Popular on-chain analyst Willy Woo has recently revealed that he believes Bitcoin ($BTC) is currently mirroring a bottom formation seen over the last two bear markets the flagship cryptocurrency has endured, in 2015 and 2018.
During an interview with Scott Melker, Woo said that $BTC buyers have recently started accumulating the flagship cryptocurrency after its price dropped below the $20,000 mark in the wake of FTX’s collapse.

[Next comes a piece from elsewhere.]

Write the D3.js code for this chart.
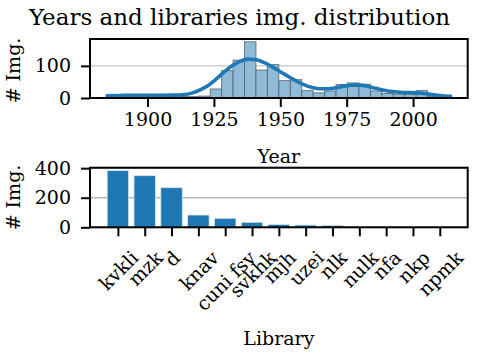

Woo added that he believes we’re at a time in the cycle in which “people buy, they put a floor price, the volatility drops.” Per his words, the same thing happened during the 2018 and 2015 bear market bottoms, and even in the 2012 bear market bottom. He added that “people are holding the price up because they want Bitcoin.”
The analyst noted that ahead of BockFi’s bankruptcy filings, BTC’s price went down as he believes insiders sold their coins “knowing that the announcement would happen,” but added the price of the cryptocurrency recovery quickly as demand grew.
Woo added that his indicators are “showing when you see a lot of coins moving and the price going sideways that’s a sure sign of accumulation. Bitcoin, he said, could still drop further to between $14,000 and $10,000. The analyst said:
$12,000 wouldn’t shock me. $10,000, I think everyone’s wanting and so it usually doesn’t happen what everyone wants. So $12,000 wouldn’t shock me, $12,000, $13,000. It may run away from here or it may drop even further
As CryptoGlobe reported, a cryptocurrency analyst has recently predicted a “massive bull run” is set to occur on BTC as the cryptocurrency is currently in the same situation it was in during the 2015 bottom, as its inverted and logarithmic Moving Average Convergence divergence (MACD) indicator has moved above its zero line while its price fell onto a support zone which was created by the upper wick of a monthly candle seen in the previous cycle’s top.
It’s worth noting that the MACD indicator is a trend-following momentum indicator that “shows the relationship between two exponential moving averages (EMAs) of a security’s price.” Its signal line, which the analyst used, is a nine-day EMA of the MACD line, which is itself calculated using a 26-period and a 12-period EMA.